A bestseller in his native Australia, Tim Flannery's The Weather Makers has also led the Australian government to announce it will change its environmental policies.
How did you feel when Environmental Minister Ian Campbell said your book was influential in the Australian government changing its policies on global warming?
The Australian[where the announcement was front-page news] had been carrying articles by right-wing climate skeptics for months, but had virtually ignored climate change otherwise—so I was surprised, to say the least. If it has a similar effect in the U.S., I'll die a happy man.
You have said that you were once an environmental skeptic. Was there one key event while writing the book that changed your mind?
It isn't true to say that I was an environmental skeptic. Until around 2001, I had placed climate change alongside overpopulation, water pollution, biodiversity loss and soil degradation as roughly equal threats to our survival. It was only when I learned of climate change's impact on Australia's mountain rainforests that I realized how all-pervasive and world-altering climate change could be. Those rainforests had survived for tens of millions of years, yet climate change may destroy them this century.
You conclude your book with a strong statement that the world can avoid a global climatic disaster if governments as well as individuals do the right thing. How do you remain so optimistic?
As I researched the possible impacts of climate change, I have to admit that I found it difficult at times to get out of bed in the morning and keep going. But then I discovered how simple and achievable some of the solutions are, and that motivated me. Now I am simply determined to win the war for climatic stability: after all, we have no other choice.

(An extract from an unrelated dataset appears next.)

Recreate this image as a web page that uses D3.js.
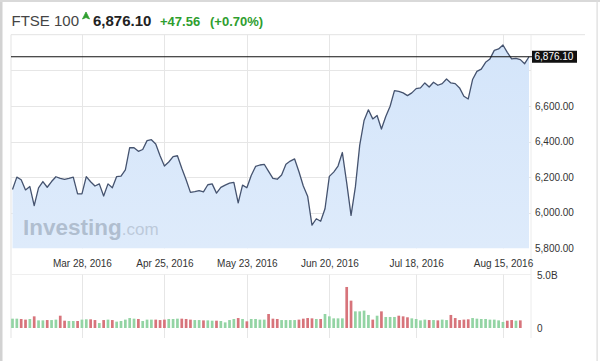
<!DOCTYPE html>
<html>
<head>
<meta charset="utf-8">
<script src="https://cdn.jsdelivr.net/npm/d3@7"></script>
<style>
  html, body { margin: 0; padding: 0; background: #fff; }
  svg { display: block; font-family: "Liberation Sans", Arial, sans-serif; }
</style>
</head>
<body>
<svg id="chart" width="600" height="361"></svg>
<script>
// ---------------- DATA ----------------
const title = "FTSE 100";
const lastPrice = 6876.10;
const lastPriceText = "6,876.10";
const changeText = "+47.56";
const changePctText = "(+0.70%)";

// daily closes (trading days, Mar 3 2016 .. Aug 23 2016)
const closes = [
  6130, 6200, 6185, 6128, 6147, 6040, 6140, 6175, 6143, 6175,
  6202, 6193, 6187, 6193, 6200, 6106, 6106, 6203, 6174, 6150,
  6162, 6094, 6162, 6140, 6203, 6205, 6240, 6365, 6365, 6345,
  6355, 6405, 6410, 6386, 6320, 6262, 6285, 6315, 6320, 6250,
  6185, 6114, 6118, 6124, 6117, 6157, 6162, 6110, 6142, 6155,
  6166, 6170, 6055, 6155, 6140, 6209, 6260, 6268, 6272, 6232,
  6193, 6188, 6212, 6272, 6290, 6302, 6230, 6150, 6093, 5930,
  5966, 5952, 6022, 6204, 6228, 6262, 6338, 6168, 5985, 6145,
  6380, 6518, 6578, 6527, 6546, 6470, 6540, 6598, 6686, 6682,
  6673, 6658, 6673, 6697, 6701, 6729, 6706, 6733, 6716, 6725,
  6751, 6729, 6725, 6701, 6654, 6639, 6748, 6794, 6807, 6845,
  6864, 6912, 6920, 6942, 6901, 6864, 6867, 6860, 6837, 6876.1
];

// daily volume, billions (last two sessions not shown)
const volumes = [
  0.88, 0.88, 0.85, 0.79, 0.85, 1.10, 0.72, 0.72, 0.75, 0.75,
  0.79, 1.16, 0.69, 0.66, 0.66, 0.66, 0.79, 0.82, 0.82, 0.75,
  0.47, 0.75, 0.79, 0.75, 0.60, 0.66, 0.79, 0.94, 0.88, 0.85,
  0.66, 0.79, 0.79, 0.79, 0.75, 0.79, 0.85, 0.85, 0.88, 0.88,
  0.85, 0.79, 0.75, 0.75, 0.72, 0.72, 0.69, 0.69, 0.66, 0.53,
  0.75, 0.85, 0.94, 0.85, 0.63, 0.85, 0.85, 0.79, 0.79, 1.32,
  0.88, 0.85, 0.75, 0.75, 0.75, 0.75, 0.79, 0.88, 0.94, 0.91,
  0.85, 0.85, 1.32, 1.10, 0.91, 0.91, 0.91, 3.87, 2.58, 1.57,
  1.57, 1.64, 1.23, 0.79, 1.16, 1.57, 1.04, 1.04, 1.04, 1.16,
  1.10, 1.01, 0.91, 0.85, 0.72, 0.79, 0.75, 0.75, 0.72, 0.79,
  0.75, 1.23, 0.94, 0.75, 0.79, 0.82, 0.94, 0.88, 0.85, 0.85,
  0.79, 0.79, 0.72, 0.57, 0.69, 0.75, 0.69, 0.72, null, null
];

const dateTickIndex = [16, 35, 54, 73, 93, 113];
const dateTickLabels = ["Mar 28, 2016", "Apr 25, 2016", "May 23, 2016", "Jun 20, 2016", "Jul 18, 2016", "Aug 15, 2016"];
const priceGridTicks = [5800, 6000, 6200, 6400, 6600, 6800];
const priceLabelTicks = [5800, 6000, 6200, 6400, 6600];
const volumeTicks = [0, 5];
const volumeTickLabels = ["0", "5.0B"];

// ---------------- LAYOUT ----------------
const svg = d3.select("#chart");
const plotL = 11, plotR = 531;
const priceTop = 34.7, priceBot = 248.3;
const volTop = 274.5, volBot = 338, volBase = 328;

const x = d3.scaleLinear().domain([0, closes.length - 1]).range([12.5, 529]);
const y = d3.scaleLinear().domain([5800, 7000]).range([priceBot, priceTop]);
const yv = d3.scaleLinear().domain([0, 5]).range([volBase, volBase - 53]);

const gridColor = "#e6e6e6";
const green = "#2f9e2f";

// outer frame
svg.append("rect").attr("x", 0).attr("y", 0).attr("width", 2.5).attr("height", 361).attr("fill", "#d2d2d2");
svg.append("rect").attr("x", 0).attr("y", 0).attr("width", 600).attr("height", 2).attr("fill", "#d9d9d9");
svg.append("rect").attr("x", 596.5).attr("y", 0).attr("width", 1.2).attr("height", 361).attr("fill", "#dcdcdc");

// header
const header = svg.append("g");
header.append("text").attr("x", 11.5).attr("y", 26).attr("font-size", 15).attr("fill", "#444").text(title);
header.append("path").attr("d", "M82.5,19 L86,12 L89.5,19 L86,17.5 Z").attr("fill", green)
  .attr("stroke", green).attr("stroke-width", 0.8).attr("stroke-linejoin", "round");
header.append("text").attr("x", 93).attr("y", 26).attr("font-size", 15).attr("font-weight", "bold").attr("fill", "#222").text(lastPriceText);
header.append("text").attr("x", 160).attr("y", 26).attr("font-size", 13).attr("font-weight", "bold").attr("fill", green).text(changeText);
header.append("text").attr("x", 210).attr("y", 26).attr("font-size", 13).attr("font-weight", "bold").attr("fill", green).text(changePctText);

// panel borders
svg.append("line").attr("x1", plotL).attr("x2", 585).attr("y1", priceTop).attr("y2", priceTop).attr("stroke", "#e3e3e3");
svg.append("line").attr("x1", plotL).attr("x2", plotL).attr("y1", priceTop).attr("y2", volBot).attr("stroke", "#e3e3e3");
svg.append("line").attr("x1", plotR).attr("x2", plotR).attr("y1", priceTop).attr("y2", volBot).attr("stroke", "#ececec");
svg.append("line").attr("x1", plotL).attr("x2", plotR).attr("y1", volTop).attr("y2", volTop).attr("stroke", "#efefef");

// horizontal gridlines
svg.append("g").selectAll("line").data(priceGridTicks.slice(1)).join("line")
  .attr("x1", plotL).attr("x2", plotR)
  .attr("y1", d => Math.round(y(d)) + 0.5).attr("y2", d => Math.round(y(d)) + 0.5)
  .attr("stroke", gridColor);

// vertical gridlines (price + volume panels)
svg.append("g").selectAll("line").data(dateTickIndex).join("line")
  .attr("x1", d => Math.round(x(d)) + 0.5).attr("x2", d => Math.round(x(d)) + 0.5)
  .attr("y1", priceTop).attr("y2", priceBot).attr("stroke", gridColor);
svg.append("g").selectAll("line").data(dateTickIndex).join("line")
  .attr("x1", d => Math.round(x(d)) + 0.5).attr("x2", d => Math.round(x(d)) + 0.5)
  .attr("y1", volTop).attr("y2", volBot).attr("stroke", gridColor);

// area
const grad = svg.append("defs").append("linearGradient").attr("id", "fillGrad")
  .attr("x1", 0).attr("y1", 0).attr("x2", 0).attr("y2", 1);
grad.append("stop").attr("offset", "0%").attr("stop-color", "#d4e5fa");
grad.append("stop").attr("offset", "100%").attr("stop-color", "#deebfb");

const area = d3.area().x((d, i) => x(i)).y0(priceBot).y1(d => y(d));
svg.append("path").datum(closes).attr("d", area).attr("fill", "url(#fillGrad)");

// watermark
const wm = svg.append("text").attr("x", 23).attr("y", 235);
wm.append("tspan").attr("font-size", 22.5).attr("font-weight", "bold").attr("fill", "#a8b6c8").attr("fill-opacity", 0.85).text("Investing");
wm.append("tspan").attr("font-size", 17).attr("fill", "#b6c3d4").attr("fill-opacity", 0.85).text(".com");

// line
const line = d3.line().x((d, i) => x(i)).y(d => y(d));
svg.append("path").datum(closes).attr("d", line).attr("fill", "none")
  .attr("stroke", "#45536f").attr("stroke-width", 1.3).attr("stroke-linejoin", "round");

// last price line + label
svg.append("line").attr("x1", plotL).attr("x2", plotR + 1)
  .attr("y1", y(lastPrice)).attr("y2", y(lastPrice)).attr("stroke", "#111").attr("stroke-width", 1);
svg.append("rect").attr("x", 532).attr("y", y(lastPrice) - 6).attr("width", 45).attr("height", 12).attr("fill", "#111");
svg.append("text").attr("x", 534.5).attr("y", y(lastPrice)).attr("dy", "0.35em")
  .attr("font-size", 10).attr("fill", "#fff").text(lastPriceText);

// price axis
const yAxis = d3.axisRight(y).tickValues(priceLabelTicks).tickSize(0).tickPadding(4)
  .tickFormat(d3.format(",.2f"));
const gy = svg.append("g").attr("transform", `translate(${plotR},0)`).call(yAxis);
gy.select(".domain").remove();
gy.selectAll("text").attr("font-size", 10).attr("fill", "#333").attr("font-family", "Liberation Sans, Arial, sans-serif");

// date axis
const xAxis = d3.axisBottom(x).tickValues(dateTickIndex).tickSize(0).tickPadding(0)
  .tickFormat((d, i) => dateTickLabels[i]);
const gx = svg.append("g").attr("transform", `translate(0,260)`).call(xAxis);
gx.select(".domain").remove();
gx.selectAll("text").attr("font-size", 10).attr("fill", "#333").attr("font-family", "Liberation Sans, Arial, sans-serif");

// volume bars
const upColor = "#93d4a4", downColor = "#d7747b";
svg.append("g").selectAll("rect")
  .data(volumes.map((v, i) => ({ v, i })).filter(d => d.v != null))
  .join("rect")
  .attr("x", d => x(d.i) - 1.35)
  .attr("width", 2.7)
  .attr("y", d => yv(d.v))
  .attr("height", d => yv(0) - yv(d.v))
  .attr("fill", d => (d.i === 0 || closes[d.i] >= closes[d.i - 1]) ? upColor : downColor);

// volume axis
const vAxis = d3.axisRight(yv).tickValues(volumeTicks).tickSize(0).tickPadding(6)
  .tickFormat((d, i) => volumeTickLabels[i]);
const gv = svg.append("g").attr("transform", `translate(${plotR},0)`).call(vAxis);
gv.select(".domain").remove();
gv.selectAll("text").attr("font-size", 10).attr("fill", "#333").attr("font-family", "Liberation Sans, Arial, sans-serif");
</script>
</body>
</html>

How will you respond to those in America who support the Bush administration's position that there is inadequate scientific information on global warming?
Most politicians and their advisers are intelligent people, and most have children. The Weather Makers demonstrates that the science is now indubitably in on climate change, and it evenhandedly explains the implications of that. In effect, the book allows anyone to see that the emperor has no clothes, which is, I think, why the Australian government is changing tack on climate policy right now.